** Rows from a dataset of charts and code **

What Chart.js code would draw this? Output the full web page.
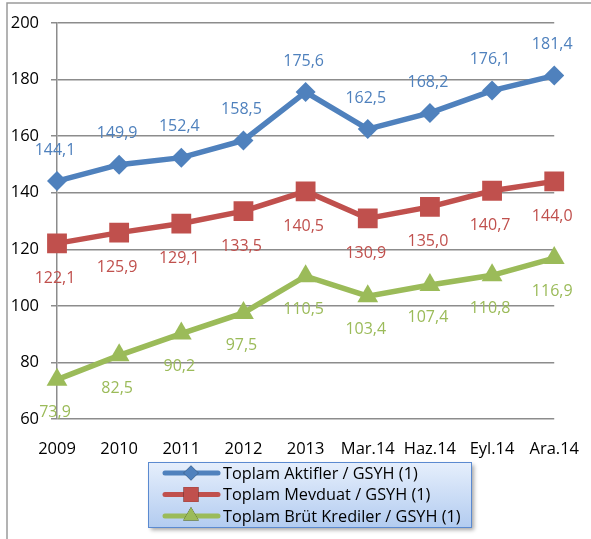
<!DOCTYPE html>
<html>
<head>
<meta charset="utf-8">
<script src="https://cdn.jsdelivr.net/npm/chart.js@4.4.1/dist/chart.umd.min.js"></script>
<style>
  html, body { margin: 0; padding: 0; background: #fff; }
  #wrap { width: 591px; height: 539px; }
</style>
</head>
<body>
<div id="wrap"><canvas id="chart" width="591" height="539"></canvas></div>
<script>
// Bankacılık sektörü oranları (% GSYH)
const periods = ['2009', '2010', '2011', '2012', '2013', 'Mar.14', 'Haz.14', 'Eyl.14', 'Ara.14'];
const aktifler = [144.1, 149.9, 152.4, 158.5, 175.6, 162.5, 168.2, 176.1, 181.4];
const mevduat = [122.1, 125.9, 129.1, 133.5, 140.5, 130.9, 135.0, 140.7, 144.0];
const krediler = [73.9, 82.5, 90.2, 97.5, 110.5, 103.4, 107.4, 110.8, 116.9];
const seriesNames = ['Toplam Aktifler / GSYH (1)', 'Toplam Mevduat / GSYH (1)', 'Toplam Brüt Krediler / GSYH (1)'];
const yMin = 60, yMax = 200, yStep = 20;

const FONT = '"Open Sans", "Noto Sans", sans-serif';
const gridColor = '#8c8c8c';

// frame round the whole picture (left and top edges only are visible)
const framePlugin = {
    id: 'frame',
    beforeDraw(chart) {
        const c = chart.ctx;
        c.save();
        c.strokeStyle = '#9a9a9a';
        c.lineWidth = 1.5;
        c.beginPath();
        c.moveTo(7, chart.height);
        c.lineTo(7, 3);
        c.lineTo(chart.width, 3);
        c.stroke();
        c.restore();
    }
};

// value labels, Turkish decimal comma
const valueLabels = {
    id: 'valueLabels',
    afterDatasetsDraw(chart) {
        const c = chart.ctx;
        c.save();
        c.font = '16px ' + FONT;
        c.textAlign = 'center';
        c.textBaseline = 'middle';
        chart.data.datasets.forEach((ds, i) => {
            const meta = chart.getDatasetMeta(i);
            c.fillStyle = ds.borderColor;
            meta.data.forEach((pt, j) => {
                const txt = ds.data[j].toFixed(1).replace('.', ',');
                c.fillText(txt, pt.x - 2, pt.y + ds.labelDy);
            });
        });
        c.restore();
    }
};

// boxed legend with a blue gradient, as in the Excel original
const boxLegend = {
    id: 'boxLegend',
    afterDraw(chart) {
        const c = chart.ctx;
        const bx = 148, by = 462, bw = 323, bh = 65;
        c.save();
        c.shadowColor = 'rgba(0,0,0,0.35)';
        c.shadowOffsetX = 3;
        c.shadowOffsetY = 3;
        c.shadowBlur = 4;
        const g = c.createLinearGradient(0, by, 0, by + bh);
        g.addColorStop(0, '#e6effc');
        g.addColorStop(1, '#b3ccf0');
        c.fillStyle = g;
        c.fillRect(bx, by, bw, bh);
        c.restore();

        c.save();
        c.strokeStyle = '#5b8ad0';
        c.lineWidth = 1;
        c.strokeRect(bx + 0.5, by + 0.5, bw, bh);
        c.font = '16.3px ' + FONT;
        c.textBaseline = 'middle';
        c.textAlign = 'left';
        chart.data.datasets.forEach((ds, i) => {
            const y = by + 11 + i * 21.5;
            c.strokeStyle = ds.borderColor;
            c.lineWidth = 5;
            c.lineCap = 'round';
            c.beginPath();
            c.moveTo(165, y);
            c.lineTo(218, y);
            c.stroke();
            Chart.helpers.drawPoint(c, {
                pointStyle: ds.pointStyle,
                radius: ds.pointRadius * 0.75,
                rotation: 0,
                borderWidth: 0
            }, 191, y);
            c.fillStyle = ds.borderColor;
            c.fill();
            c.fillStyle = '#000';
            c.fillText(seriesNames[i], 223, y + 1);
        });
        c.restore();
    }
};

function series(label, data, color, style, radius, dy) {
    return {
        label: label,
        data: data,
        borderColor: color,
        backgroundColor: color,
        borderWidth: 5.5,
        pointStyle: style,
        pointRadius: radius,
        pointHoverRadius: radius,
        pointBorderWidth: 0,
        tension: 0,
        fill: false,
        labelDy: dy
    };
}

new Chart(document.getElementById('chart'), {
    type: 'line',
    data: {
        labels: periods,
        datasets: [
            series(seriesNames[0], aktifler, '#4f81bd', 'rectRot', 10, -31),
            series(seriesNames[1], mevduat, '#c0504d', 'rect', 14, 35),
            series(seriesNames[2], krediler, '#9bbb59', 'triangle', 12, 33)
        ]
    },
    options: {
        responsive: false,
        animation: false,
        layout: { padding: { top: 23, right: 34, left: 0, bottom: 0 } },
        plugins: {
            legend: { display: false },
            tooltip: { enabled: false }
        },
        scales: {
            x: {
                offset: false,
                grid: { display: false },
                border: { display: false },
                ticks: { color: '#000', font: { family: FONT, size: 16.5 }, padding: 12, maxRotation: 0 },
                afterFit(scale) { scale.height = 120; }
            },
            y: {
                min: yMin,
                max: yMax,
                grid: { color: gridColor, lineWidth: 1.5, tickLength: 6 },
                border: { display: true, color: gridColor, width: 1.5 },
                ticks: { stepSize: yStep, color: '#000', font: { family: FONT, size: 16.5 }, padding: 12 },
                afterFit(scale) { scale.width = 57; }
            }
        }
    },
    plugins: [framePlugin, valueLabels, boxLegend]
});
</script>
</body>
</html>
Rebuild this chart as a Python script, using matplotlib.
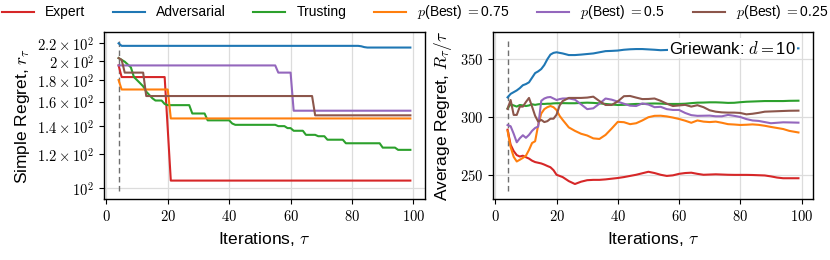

** Problem **
Set down all the entries exactly as they appear, but skip any pictures.

** Result below **
What Chart.js code would draw this? Output the full web page.
<!DOCTYPE html>
<html>
<head>
<meta charset="utf-8">
<script src="https://cdn.jsdelivr.net/npm/chart.js@4.4.1/dist/chart.umd.min.js"></script>
<style>
  html, body { margin: 0; padding: 0; background: #fff; }
  #wrap { width: 591px; height: 539px; }
</style>
</head>
<body>
<div id="wrap"><canvas id="chart" width="591" height="539"></canvas></div>
<script>
// Bankacılık sektörü oranları (% GSYH)
const periods = ['2009', '2010', '2011', '2012', '2013', 'Mar.14', 'Haz.14', 'Eyl.14', 'Ara.14'];
const aktifler = [144.1, 149.9, 152.4, 158.5, 175.6, 162.5, 168.2, 176.1, 181.4];
const mevduat = [122.1, 125.9, 129.1, 133.5, 140.5, 130.9, 135.0, 140.7, 144.0];
const krediler = [73.9, 82.5, 90.2, 97.5, 110.5, 103.4, 107.4, 110.8, 116.9];
const seriesNames = ['Toplam Aktifler / GSYH (1)', 'Toplam Mevduat / GSYH (1)', 'Toplam Brüt Krediler / GSYH (1)'];
const yMin = 60, yMax = 200, yStep = 20;

const FONT = '"Open Sans", "Noto Sans", sans-serif';
const gridColor = '#8c8c8c';

// frame round the whole picture (left and top edges only are visible)
const framePlugin = {
    id: 'frame',
    beforeDraw(chart) {
        const c = chart.ctx;
        c.save();
        c.strokeStyle = '#9a9a9a';
        c.lineWidth = 1.5;
        c.beginPath();
        c.moveTo(7, chart.height);
        c.lineTo(7, 3);
        c.lineTo(chart.width, 3);
        c.stroke();
        c.restore();
    }
};

// value labels, Turkish decimal comma
const valueLabels = {
    id: 'valueLabels',
    afterDatasetsDraw(chart) {
        const c = chart.ctx;
        c.save();
        c.font = '16px ' + FONT;
        c.textAlign = 'center';
        c.textBaseline = 'middle';
        chart.data.datasets.forEach((ds, i) => {
            const meta = chart.getDatasetMeta(i);
            c.fillStyle = ds.borderColor;
            meta.data.forEach((pt, j) => {
                const txt = ds.data[j].toFixed(1).replace('.', ',');
                c.fillText(txt, pt.x - 2, pt.y + ds.labelDy);
            });
        });
        c.restore();
    }
};

// boxed legend with a blue gradient, as in the Excel original
const boxLegend = {
    id: 'boxLegend',
    afterDraw(chart) {
        const c = chart.ctx;
        const bx = 148, by = 462, bw = 323, bh = 65;
        c.save();
        c.shadowColor = 'rgba(0,0,0,0.35)';
        c.shadowOffsetX = 3;
        c.shadowOffsetY = 3;
        c.shadowBlur = 4;
        const g = c.createLinearGradient(0, by, 0, by + bh);
        g.addColorStop(0, '#e6effc');
        g.addColorStop(1, '#b3ccf0');
        c.fillStyle = g;
        c.fillRect(bx, by, bw, bh);
        c.restore();

        c.save();
        c.strokeStyle = '#5b8ad0';
        c.lineWidth = 1;
        c.strokeRect(bx + 0.5, by + 0.5, bw, bh);
        c.font = '16.3px ' + FONT;
        c.textBaseline = 'middle';
        c.textAlign = 'left';
        chart.data.datasets.forEach((ds, i) => {
            const y = by + 11 + i * 21.5;
            c.strokeStyle = ds.borderColor;
            c.lineWidth = 5;
            c.lineCap = 'round';
            c.beginPath();
            c.moveTo(165, y);
            c.lineTo(218, y);
            c.stroke();
            Chart.helpers.drawPoint(c, {
                pointStyle: ds.pointStyle,
                radius: ds.pointRadius * 0.75,
                rotation: 0,
                borderWidth: 0
            }, 191, y);
            c.fillStyle = ds.borderColor;
            c.fill();
            c.fillStyle = '#000';
            c.fillText(seriesNames[i], 223, y + 1);
        });
        c.restore();
    }
};

function series(label, data, color, style, radius, dy) {
    return {
        label: label,
        data: data,
        borderColor: color,
        backgroundColor: color,
        borderWidth: 5.5,
        pointStyle: style,
        pointRadius: radius,
        pointHoverRadius: radius,
        pointBorderWidth: 0,
        tension: 0,
        fill: false,
        labelDy: dy
    };
}

new Chart(document.getElementById('chart'), {
    type: 'line',
    data: {
        labels: periods,
        datasets: [
            series(seriesNames[0], aktifler, '#4f81bd', 'rectRot', 10, -31),
            series(seriesNames[1], mevduat, '#c0504d', 'rect', 14, 35),
            series(seriesNames[2], krediler, '#9bbb59', 'triangle', 12, 33)
        ]
    },
    options: {
        responsive: false,
        animation: false,
        layout: { padding: { top: 23, right: 34, left: 0, bottom: 0 } },
        plugins: {
            legend: { display: false },
            tooltip: { enabled: false }
        },
        scales: {
            x: {
                offset: false,
                grid: { display: false },
                border: { display: false },
                ticks: { color: '#000', font: { family: FONT, size: 16.5 }, padding: 12, maxRotation: 0 },
                afterFit(scale) { scale.height = 120; }
            },
            y: {
                min: yMin,
                max: yMax,
                grid: { color: gridColor, lineWidth: 1.5, tickLength: 6 },
                border: { display: true, color: gridColor, width: 1.5 },
                ticks: { stepSize: yStep, color: '#000', font: { family: FONT, size: 16.5 }, padding: 12 },
                afterFit(scale) { scale.width = 57; }
            }
        }
    },
    plugins: [framePlugin, valueLabels, boxLegend]
});
</script>
</body>
</html>
Rebuild this chart as a Python script, using matplotlib.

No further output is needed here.